WASHINGTON -- One of the most unpredictable outcomes of a GOP takeover of the Senate, which is looking likely, is the fate of President Barack Obama's judicial nominees.
Republicans, who have been systematically delaying action on nominees all year, would have the ability to block any of Obama's judicial picks in his final two years in office. As the majority, they would control when, or if, his nominees get voted out of the Judiciary Committee and whether they get confirmed on the floor.
There's plenty of residual anger among Republicans over Democrats changing filibuster rules last year, and that anger could well translate into payback. In response to GOP obstruction of Obama's D.C. Circuit Court nominees, Democrats changed the Senate rules last fall so it only takes a simple majority, instead of 60 votes, to advance most nominees. The effect has been Democrats confirming piles of Obama's judicial nominees, with Republicans fuming about being cut out of the process.

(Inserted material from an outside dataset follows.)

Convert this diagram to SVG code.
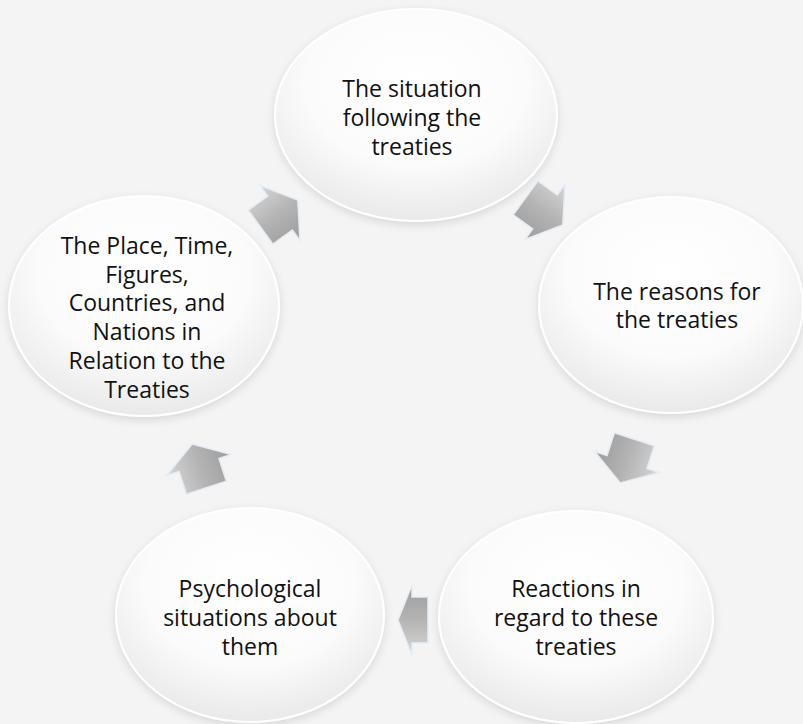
<svg xmlns="http://www.w3.org/2000/svg" width="803" height="724" viewBox="0 0 803 724">
<defs>
<radialGradient id="cg" cx="50%" cy="35%" r="65%">
<stop offset="0" stop-color="#ffffff"/>
<stop offset="0.6" stop-color="#fbfbfb"/>
<stop offset="1" stop-color="#e9e9e9"/>
</radialGradient>
<linearGradient id="ag" x1="0" y1="0" x2="0" y2="1">
<stop offset="0" stop-color="#d6d6d6"/>
<stop offset="0.5" stop-color="#b4b4b4"/>
<stop offset="1" stop-color="#9c9c9c"/>
</linearGradient>
<filter id="sh" x="-10%" y="-10%" width="120%" height="125%">
<feDropShadow dx="0" dy="3" stdDeviation="4" flood-color="#000" flood-opacity="0.12"/>
</filter>
<path id="arr" d="M -24,-21 L 0,-21 L 0,-34 L 22,0 L 0,34 L 0,21 L -24,21 Z"/>
<path id="arrs" d="M -16,-23 L 0,-23 L 0,-35 L 14,0 L 0,35 L 0,23 L -16,23 Z"/>
</defs>
<style>
.node ellipse{fill:url(#cg);stroke:#ffffff;stroke-width:2;filter:url(#sh)}
.node text{font-family:"Open Sans","Liberation Sans",sans-serif;font-size:23px;fill:#111;text-anchor:middle}
.conn use{fill:url(#ag);stroke:#e4edf5;stroke-width:1.5;stroke-linejoin:miter}
</style>
<rect width="803" height="724" fill="#f4f4f4"/>
<g id="n1" class="node">
<ellipse cx="416" cy="115" rx="141" ry="106"/>
<text x="412" y="97">The situation</text>
<text x="412" y="126">following the</text>
<text x="412" y="155">treaties</text>
</g>
<g id="n2" class="node">
<ellipse cx="671" cy="305" rx="132" ry="108"/>
<text x="677" y="300">The reasons for</text>
<text x="677" y="328">the treaties</text>
</g>
<g id="n3" class="node">
<ellipse cx="576" cy="617" rx="137" ry="106"/>
<text x="576" y="597">Reactions in</text>
<text x="576" y="626">regard to these</text>
<text x="576" y="655">treaties</text>
</g>
<g id="n4" class="node">
<ellipse cx="250" cy="615" rx="134" ry="107"/>
<text x="250" y="597">Psychological</text>
<text x="250" y="626">situations about</text>
<text x="250" y="655">them</text>
</g>
<g id="n5" class="node">
<ellipse cx="144" cy="306" rx="135" ry="110"/>
<text x="147" y="254">The Place, Time,</text>
<text x="147" y="282.7">Figures,</text>
<text x="147" y="311.4">Countries, and</text>
<text x="147" y="340">Nations in</text>
<text x="147" y="368.8">Relation to the</text>
<text x="147" y="397.5">Treaties</text>
</g>
<g id="connectors" class="conn">
<use href="#arr" transform="translate(280,213) rotate(-36)"/>
<use href="#arr" transform="translate(545,212) rotate(36)"/>
<use href="#arr" transform="translate(627,462) rotate(108)"/>
<use href="#arrs" transform="translate(412,620) rotate(180)"/>
<use href="#arr" transform="translate(199,465) rotate(-108)"/>
</g>
</svg>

Republicans have so far retaliated by using procedural maneuvers to delay votes on nearly every nominee. But they've also warned that Democrats will rue their decision once they end up in the minority.

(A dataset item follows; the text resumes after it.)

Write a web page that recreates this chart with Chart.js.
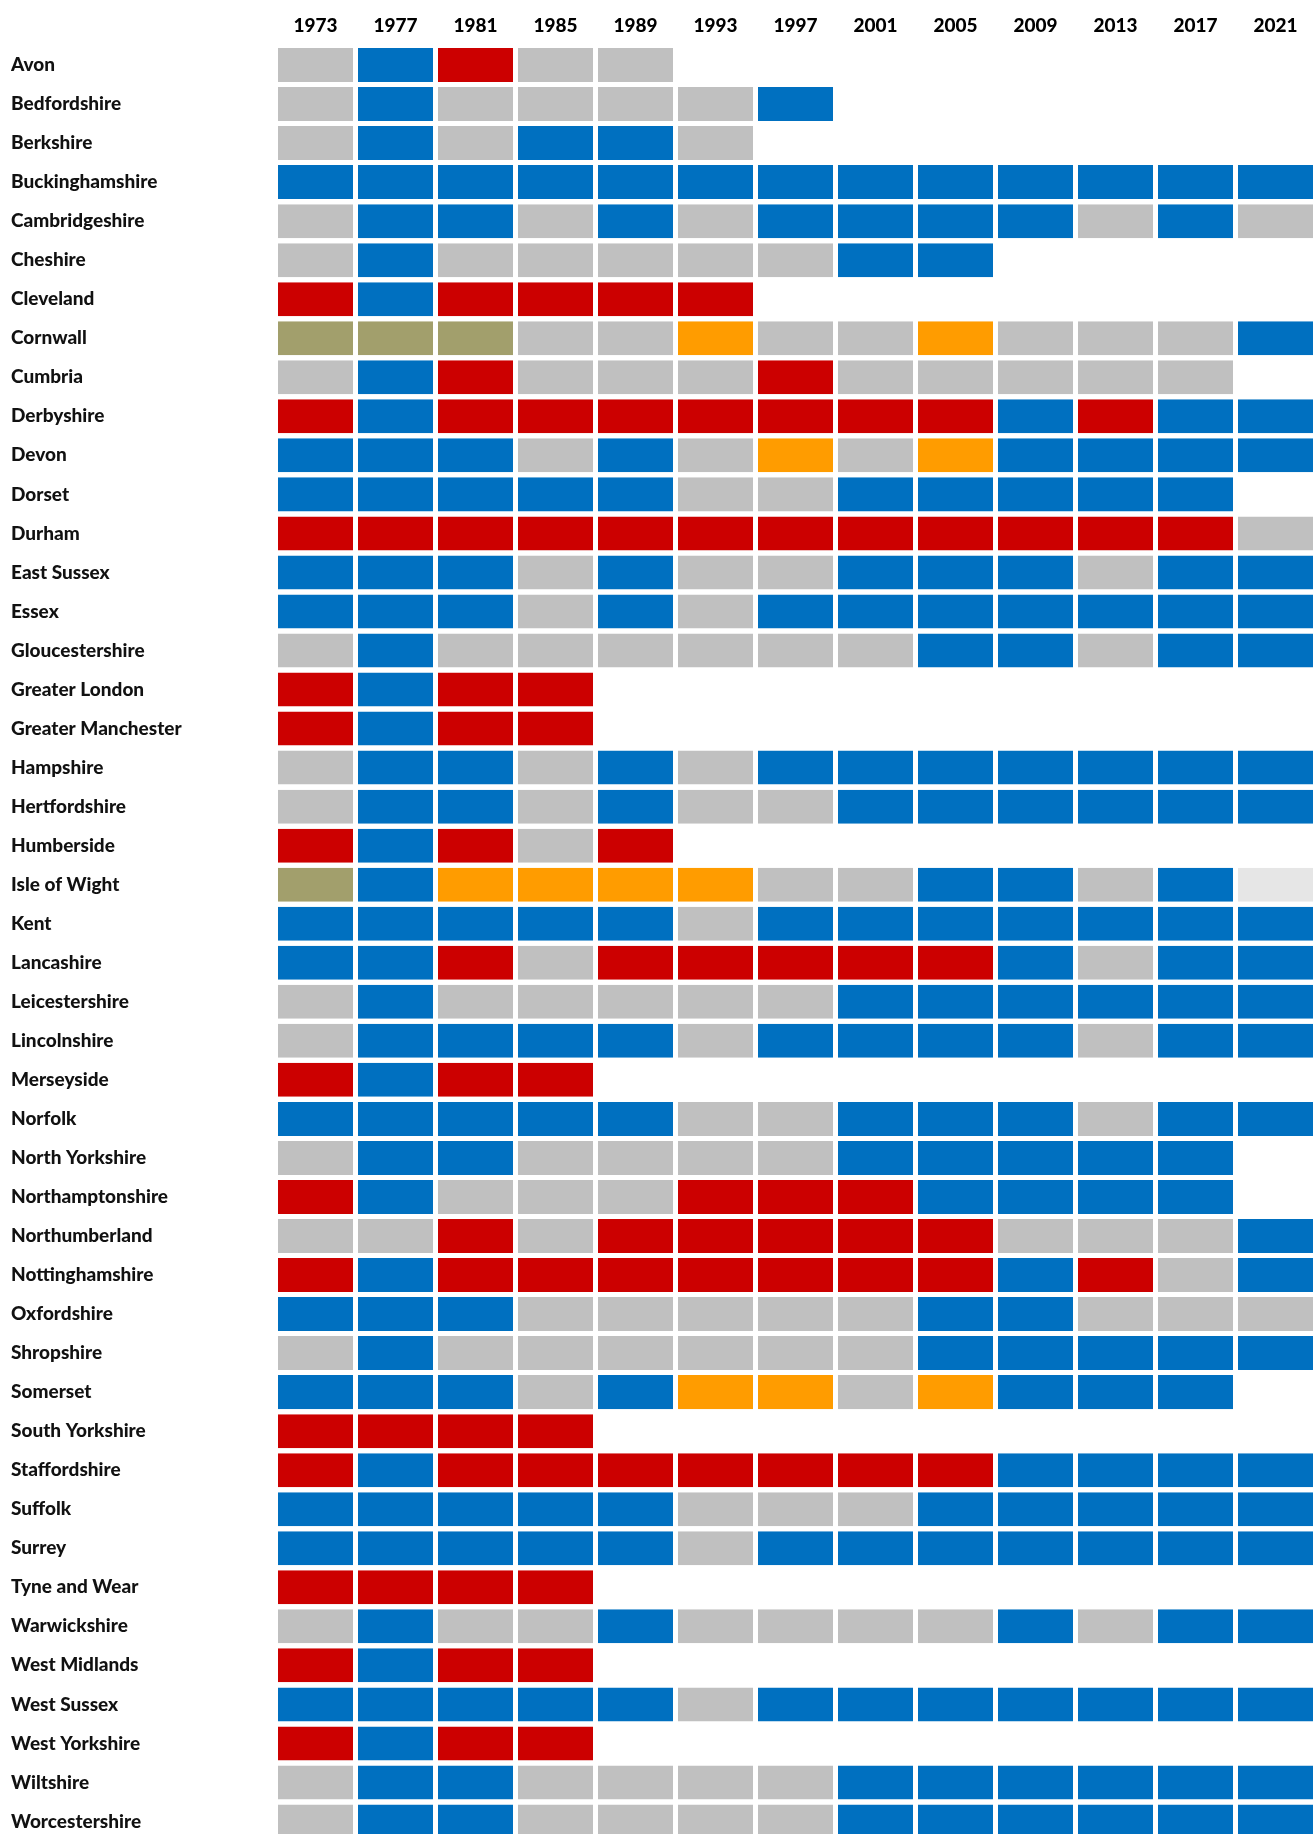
<!DOCTYPE html>
<html><head><meta charset="utf-8">
<script src="https://cdn.jsdelivr.net/npm/chart.js@4.4.1/dist/chart.umd.min.js"></script>
<style>
html,body{margin:0;padding:0;background:#fff;overflow:hidden;width:1313px;height:1834px;}
#wrap{position:relative;width:1313px;height:1834px;overflow:hidden;}
canvas{position:absolute;left:0;top:0;display:block;}
</style></head><body>
<div id="wrap"><canvas id="c" width="1313" height="1841"></canvas></div>
<script>
// Election years (columns)
const years = ['1973','1977','1981','1985','1989','1993','1997','2001','2005','2009','2013','2017','2021'];

// Counties (rows)
const counties = ['Avon','Bedfordshire','Berkshire','Buckinghamshire','Cambridgeshire','Cheshire','Cleveland','Cornwall','Cumbria','Derbyshire','Devon','Dorset','Durham','East Sussex','Essex','Gloucestershire','Greater London','Greater Manchester','Hampshire','Hertfordshire','Humberside','Isle of Wight','Kent','Lancashire','Leicestershire','Lincolnshire','Merseyside','Norfolk','North Yorkshire','Northamptonshire','Northumberland','Nottinghamshire','Oxfordshire','Shropshire','Somerset','South Yorkshire','Staffordshire','Suffolk','Surrey','Tyne and Wear','Warwickshire','West Midlands','West Sussex','West Yorkshire','Wiltshire','Worcestershire'];

// Control after each election, one letter per year:
// C = Conservative, L = Labour, D = Liberal / Lib Dem, I = Independent, N = No overall control, X = other
const control = [
  'NCLNN',          // Avon
  'NCNNNNC',        // Bedfordshire
  'NCNCCN',         // Berkshire
  'CCCCCCCCCCCCC',  // Buckinghamshire
  'NCCNCNCCCCNCN',  // Cambridgeshire
  'NCNNNNNCC',      // Cheshire
  'LCLLLL',         // Cleveland
  'IIINNDNNDNNNC',  // Cornwall
  'NCLNNNLNNNNN',   // Cumbria
  'LCLLLLLLLCLCC',  // Derbyshire
  'CCCNCNDNDCCCC',  // Devon
  'CCCCCNNCCCCC',   // Dorset
  'LLLLLLLLLLLLN',  // Durham
  'CCCNCNNCCCNCC',  // East Sussex
  'CCCNCNCCCCCCC',  // Essex
  'NCNNNNNNCCNCC',  // Gloucestershire
  'LCLL',           // Greater London
  'LCLL',           // Greater Manchester
  'NCCNCNCCCCCCC',  // Hampshire
  'NCCNCNNCCCCCC',  // Hertfordshire
  'LCLNL',          // Humberside
  'ICDDDDNNCCNCX',  // Isle of Wight
  'CCCCCNCCCCCCC',  // Kent
  'CCLNLLLLLCNCC',  // Lancashire
  'NCNNNNNCCCCCC',  // Leicestershire
  'NCCCCNCCCCNCC',  // Lincolnshire
  'LCLL',           // Merseyside
  'CCCCCNNCCCNCC',  // Norfolk
  'NCCNNNNCCCCC',   // North Yorkshire
  'LCNNNLLLCCCC',   // Northamptonshire
  'NNLNLLLLLNNNC',  // Northumberland
  'LCLLLLLLLCLNC',  // Nottinghamshire
  'CCCNNNNNCCNNN',  // Oxfordshire
  'NCNNNNNNCCCCC',  // Shropshire
  'CCCNCDDNDCCC',   // Somerset
  'LLLL',           // South Yorkshire
  'LCLLLLLLLCCCC',  // Staffordshire
  'CCCCCNNNCCCCC',  // Suffolk
  'CCCCCNCCCCCCC',  // Surrey
  'LLLL',           // Tyne and Wear
  'NCNNCNNNNCNCC',  // Warwickshire
  'LCLL',           // West Midlands
  'CCCCCNCCCCCCC',  // West Sussex
  'LCLL',           // West Yorkshire
  'NCCNNNNCCCCCC',  // Wiltshire
  'NCCNNNNCCCCCC'   // Worcestershire
];

const partyColors = { C:'#0070c0', L:'#cc0000', D:'#ff9c00', I:'#a29f6c', N:'#c0c0c0', X:'#e6e6e6' };

const CELL_W_FRAC = 75/80;
const datasets = years.map((yr, j) => ({
  label: yr,
  data: counties.map((c, i) => control[i][j] ? 1 : null),
  backgroundColor: counties.map((c, i) => partyColors[control[i][j]] || 'rgba(0,0,0,0)'),
  borderColor: '#ffffff',
  borderWidth: { top: 0, bottom: 0, left: 0, right: 5 },
  borderSkipped: false,
  inflateAmount: 0,
  categoryPercentage: 1,
  barPercentage: 34/39.03
}));

new Chart(document.getElementById('c'), {
  type: 'bar',
  data: { labels: counties, datasets },
  options: {
    indexAxis: 'y',
    responsive: false,
    maintainAspectRatio: false,
    animation: false,
    devicePixelRatio: 1,
    layout: { padding: { left: 11, top: 0, right: 0, bottom: 0 } },
    plugins: { legend: { display: false }, tooltip: { enabled: false } },
    scales: {
      x: {
        type: 'linear',
        position: 'top',
        stacked: true,
        min: 0,
        max: years.length - (1 - CELL_W_FRAC),
        grid: { display: false },
        border: { display: false },
        ticks: {
          autoSkip: false,
          maxRotation: 0,
          padding: 0,
          color: '#000',
          font: { family: 'Lato', weight: 900, size: 19 },
          callback: (v, idx) => years[idx]
        },
        afterBuildTicks: (scale) => {
          scale.ticks = years.map((y, j) => ({ value: j + CELL_W_FRAC / 2 }));
        },
        afterFit: (scale) => { scale.height = 45.5; scale.paddingLeft = 0; scale.paddingRight = 0; }
      },
      y: {
        type: 'category',
        stacked: true,
        grid: { display: false },
        border: { display: false },
        ticks: {
          autoSkip: false,
          crossAlign: 'far',
          padding: 0,
          color: '#111',
          font: { family: 'Lato', weight: 900, size: 19 }
        },
        afterFit: (scale) => { scale.width = 278 - 11; scale.paddingTop = 0; scale.paddingBottom = 0; }
      }
    }
  }
});
</script>
</body></html>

"I say to my friends on the other side of the aisle, you’ll regret this," Senate Minority Leader Mitch McConnell (R-Ky.) said as Democrats pushed through the change in rules. "And you may regret it a lot sooner than you think."
It's unclear whether McConnell would keep the change in place if he became majority leader, but that doesn't matter much while Obama is in office. The real question for the next two years is whether Republicans would be willing to play ball with the White House in agreeing to judicial nominees. And if the GOP controls the Senate, for the first time under Obama, it would have real leverage.
"If Republicans control the committee and the floor, it makes sense for a Democrat president to meet them in the middle," said a Senate GOP leadership aide. "This is something that [Sen. Chuck Schumer (D-N.Y.)] demanded for a Republican president with a Democrat majority."
Some observers are already predicting a nominations crisis if Republicans win the Senate. Norm Ornstein, a scholar with the American Enterprise Institute, said he expects approximately zero judges would get confirmed for the rest of Obama's term.
The White House doesn't view the situation as quite so dire.
Neil Eggleston, the president's counsel and point person for advancing judicial nominations, says he's got a great working relationship with Republicans, and that in the event that they win control of the Senate, he doesn't expect a standstill on nominations. Even now, he said, there are productive talks underway with Republicans to line up nominees for empty court seats.
"I predict a lot of progress between now and the lame duck," Eggleston told The Huffington Post last month.
The biggest challenge for Obama is getting Republican senators to put forward nominees that he can support. There are currently 16 vacancies without nominees in states with two GOP senators, according to Alliance For Justice data, compared to eight vacancies without nominees in states with one GOP and one Democratic senator. There are just four vacancies without nominees in states with two Democratic senators.
Nominees must be signed off on by the White House and home-state senators, so it's not surprising that states with two Republican senators have the most vacancies without nominees. In some cases, senators may not like Obama's proposed picks, or vice versa. In other cases, senators may be trying to hold off on filling empty court seats until a Republican is in the White House. These are lifetime appointments, after all.
But the White House has struck some significant nominations deals with Republicans this year, in spite of the polarized climate on Capitol Hill. The Senate confirmed several nominees to fill emergency judicial vacancies in Arizona, which has two Republican senators, and in Florida, which has one. Just last month, Obama nominated seven district court nominees in states including Texas, North Carolina and Utah -- all states with at least one GOP senator.
One strategy the White House has used with Republicans -- and one that may become more common if the GOP wins the Senate -- is cutting a deal on a package of nominees that includes some Republican picks and some Democratic picks. That approach worked for advancing Pennsylvania nominees, and has mostly worked for advancing Georgia nominees. Democrats appear to have torpedoed one nominee in the Georgia package, Michael Boggs,, but the other nominees have moved forward.
Notably, the White House continues to defend Boggs against Democratic critics, a sign to other Republican senators that Obama will uphold whatever deals he cuts on nominees.
Of course, if Democrats keep the Senate, the president still faces obstacles. Obama would be able to move his judicial picks more quickly through the process, but he needs Republicans to work with him more than ever to come up with new nominees. Democrats cleared so many judicial nominees in the last year that the Senate practically ran out of people to confirm.
In total, the president is tasked with filling 60 district and circuit court vacancies.
Regardless of whether they keep their majority, Democratic leaders are planning a big push on judicial nominations in the lame duck session. Sixteen district court nominees are currently waiting for a floor vote, and 18 are waiting for a committee vote (though one of those is Boggs). Nominations that don't get confirmed in the lame duck will expire and be returned to the president at the end of the year.
"Judicial nominations will be a high priority," said a top Senate Democratic aide.